Ein letzter großer Themenblock der Fernerkundungssession behandelt den Einsatz von terrestrischem Laserscanning- eine lasergestützte Distanzmessung wie auf der Baustelle, und Photogrammetrie mit Drohnen, also das Abbilden von räumlichen Strukturen aus Fotos verschiedener Blickrichtungen („structure from motion“). Beide Methoden sind quasi lokale Fernerkundung. Laser geht bis etwa 5Km Entfernung und Drohnen dürfen nur in Sichtweite geflogen werden. Beide Methoden ergeben nach etwas Datenprozessierung ein digitales Geländemodell, also zu jeder Koordinate ein Höhenwert. Durch Abziehen des schneefreien Zustandes ergibt sich direkt die absolute Schneehöhe im Gelände mit Genauigkeit im Zentimeterbereich.
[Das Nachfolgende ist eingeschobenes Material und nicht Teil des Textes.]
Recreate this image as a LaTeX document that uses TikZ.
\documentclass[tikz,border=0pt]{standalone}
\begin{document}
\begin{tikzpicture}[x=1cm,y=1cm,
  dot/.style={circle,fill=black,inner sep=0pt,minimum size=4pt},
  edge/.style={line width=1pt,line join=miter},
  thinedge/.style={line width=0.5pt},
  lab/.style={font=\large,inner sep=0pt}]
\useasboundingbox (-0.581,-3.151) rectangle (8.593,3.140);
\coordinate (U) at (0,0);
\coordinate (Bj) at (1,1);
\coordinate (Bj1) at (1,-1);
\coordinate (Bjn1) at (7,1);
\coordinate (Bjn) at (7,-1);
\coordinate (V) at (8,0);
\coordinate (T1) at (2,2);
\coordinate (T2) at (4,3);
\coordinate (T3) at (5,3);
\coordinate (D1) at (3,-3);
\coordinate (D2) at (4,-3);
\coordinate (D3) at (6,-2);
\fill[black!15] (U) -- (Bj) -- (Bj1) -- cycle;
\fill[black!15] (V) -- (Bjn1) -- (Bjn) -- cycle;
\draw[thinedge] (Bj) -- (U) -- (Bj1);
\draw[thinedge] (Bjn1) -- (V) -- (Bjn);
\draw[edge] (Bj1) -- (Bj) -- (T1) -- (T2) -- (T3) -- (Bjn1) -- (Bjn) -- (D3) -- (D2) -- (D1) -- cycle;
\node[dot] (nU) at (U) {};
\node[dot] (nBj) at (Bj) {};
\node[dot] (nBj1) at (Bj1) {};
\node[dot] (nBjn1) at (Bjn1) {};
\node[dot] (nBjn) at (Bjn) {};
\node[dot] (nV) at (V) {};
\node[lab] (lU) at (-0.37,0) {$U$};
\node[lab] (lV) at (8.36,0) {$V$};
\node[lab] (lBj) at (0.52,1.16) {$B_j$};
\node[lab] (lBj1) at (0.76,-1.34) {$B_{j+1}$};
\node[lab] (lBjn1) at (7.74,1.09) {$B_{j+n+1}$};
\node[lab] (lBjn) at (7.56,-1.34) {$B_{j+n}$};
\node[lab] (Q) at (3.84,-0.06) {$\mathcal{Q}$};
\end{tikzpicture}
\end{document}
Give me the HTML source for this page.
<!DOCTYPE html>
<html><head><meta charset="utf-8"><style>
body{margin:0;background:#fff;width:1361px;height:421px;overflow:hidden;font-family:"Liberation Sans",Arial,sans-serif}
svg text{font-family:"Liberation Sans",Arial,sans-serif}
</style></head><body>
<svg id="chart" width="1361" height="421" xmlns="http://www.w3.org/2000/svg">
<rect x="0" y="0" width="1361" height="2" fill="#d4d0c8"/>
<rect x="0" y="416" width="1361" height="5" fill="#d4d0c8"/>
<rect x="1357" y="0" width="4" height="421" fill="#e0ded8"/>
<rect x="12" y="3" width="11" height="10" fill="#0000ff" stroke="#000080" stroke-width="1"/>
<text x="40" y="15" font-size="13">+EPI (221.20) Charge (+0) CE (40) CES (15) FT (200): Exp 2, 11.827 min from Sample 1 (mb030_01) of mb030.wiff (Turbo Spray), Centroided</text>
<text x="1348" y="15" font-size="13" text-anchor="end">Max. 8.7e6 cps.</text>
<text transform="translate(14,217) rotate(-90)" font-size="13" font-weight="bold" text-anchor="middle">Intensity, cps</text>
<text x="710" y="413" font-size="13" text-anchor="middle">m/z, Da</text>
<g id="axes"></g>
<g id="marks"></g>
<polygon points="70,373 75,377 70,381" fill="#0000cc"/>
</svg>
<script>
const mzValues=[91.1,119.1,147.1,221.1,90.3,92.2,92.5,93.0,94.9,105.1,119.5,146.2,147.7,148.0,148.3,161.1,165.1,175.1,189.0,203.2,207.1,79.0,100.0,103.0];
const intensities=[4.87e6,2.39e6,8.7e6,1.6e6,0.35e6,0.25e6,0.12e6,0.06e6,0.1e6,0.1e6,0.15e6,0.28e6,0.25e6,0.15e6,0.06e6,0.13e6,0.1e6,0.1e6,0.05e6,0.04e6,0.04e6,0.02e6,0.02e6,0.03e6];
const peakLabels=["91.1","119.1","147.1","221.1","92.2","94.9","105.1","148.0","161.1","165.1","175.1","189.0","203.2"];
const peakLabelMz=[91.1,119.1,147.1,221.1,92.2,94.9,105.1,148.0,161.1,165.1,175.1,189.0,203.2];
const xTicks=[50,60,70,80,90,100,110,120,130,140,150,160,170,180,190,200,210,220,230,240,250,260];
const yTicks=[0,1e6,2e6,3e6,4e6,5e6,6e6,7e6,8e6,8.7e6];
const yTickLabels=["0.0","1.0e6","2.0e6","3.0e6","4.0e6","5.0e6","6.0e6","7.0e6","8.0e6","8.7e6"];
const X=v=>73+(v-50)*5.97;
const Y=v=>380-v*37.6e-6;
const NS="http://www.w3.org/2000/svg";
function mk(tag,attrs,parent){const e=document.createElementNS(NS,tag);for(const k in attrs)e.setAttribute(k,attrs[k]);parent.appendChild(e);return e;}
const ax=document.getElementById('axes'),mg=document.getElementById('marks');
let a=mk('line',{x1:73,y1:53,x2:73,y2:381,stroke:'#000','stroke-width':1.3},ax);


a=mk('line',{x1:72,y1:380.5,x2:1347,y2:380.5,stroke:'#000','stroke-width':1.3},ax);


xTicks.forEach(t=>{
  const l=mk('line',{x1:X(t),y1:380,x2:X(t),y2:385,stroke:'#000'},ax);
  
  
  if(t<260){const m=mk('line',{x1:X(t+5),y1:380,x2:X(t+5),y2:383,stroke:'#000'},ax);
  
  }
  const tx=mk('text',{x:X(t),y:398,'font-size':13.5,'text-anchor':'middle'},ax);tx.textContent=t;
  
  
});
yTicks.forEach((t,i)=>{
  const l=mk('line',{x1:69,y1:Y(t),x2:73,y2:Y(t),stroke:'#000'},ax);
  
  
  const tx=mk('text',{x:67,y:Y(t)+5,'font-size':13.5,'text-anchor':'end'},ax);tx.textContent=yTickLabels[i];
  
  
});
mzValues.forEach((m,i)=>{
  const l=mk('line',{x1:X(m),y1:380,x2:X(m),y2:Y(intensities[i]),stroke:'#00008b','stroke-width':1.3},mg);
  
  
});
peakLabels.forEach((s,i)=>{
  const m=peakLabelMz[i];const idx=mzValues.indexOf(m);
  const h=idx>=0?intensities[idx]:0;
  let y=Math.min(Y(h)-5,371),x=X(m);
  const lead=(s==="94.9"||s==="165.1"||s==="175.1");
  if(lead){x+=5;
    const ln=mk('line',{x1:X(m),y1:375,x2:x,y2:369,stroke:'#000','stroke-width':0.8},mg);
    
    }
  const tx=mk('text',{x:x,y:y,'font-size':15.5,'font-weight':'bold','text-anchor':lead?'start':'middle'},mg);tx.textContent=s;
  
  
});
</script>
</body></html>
Ein Vergleich der Schneehöhenmessung per Drohne, Laserscan, Satellit und interpolierten manuellen Messungen wird in Beitrag (P4.15) diskutiert. Andere Beiträge sind eher methodischer Natur, entweder wird die Datenprozessierung untersucht (P4.14) oder aber die Wetterabhängigkeit der Lasermessung behandelt.

Eine Zukunftsvision, die zwar nicht in der Session explizit geäussert wurde, aber dennoch nicht all zu fern liegen könnte, ist, dass die in der Freizeit mitgeschleppten Drohnen uns genau solche Schneekarten in Echtzeit liefern könnten. Dann können wir auf unserem Headup-Display in der Skibrille jeden kleinen Shark visualisieren. Wenn dann die Brille auch noch mit Nah-Infrarot Gläsern ausgestattet ist, dann würden wir auch jeden noch so kleinen Pulverrest von Wind- und Schmelzkrusten unterscheiden können – Freeriden mit Science-Fiction, das wär doch was...

Fazit

Abschließend kann man sagen, dass die Fernerkundung eine wichtige interdisziplinäre Mess- und Analysemethode ist. Seit jeher ist Fernerkundung integraler Bestandteil der Geographie, aber seit geraumer Zeit nutzten auch viele andere Wissenschaften die Techniken. Der Stand der Schnee- und Lawinenforschung zeigt sehr deutlich, dass Fernerkundung in vielerlei Hinsicht wichtig ist und an Bedeutung in Zukunft nur zunehmen wird. Insbesondere Satellitendaten werden uns in den kommenden Jahren viele hilfreiche Erkenntnisse über die Schneedecke liefern.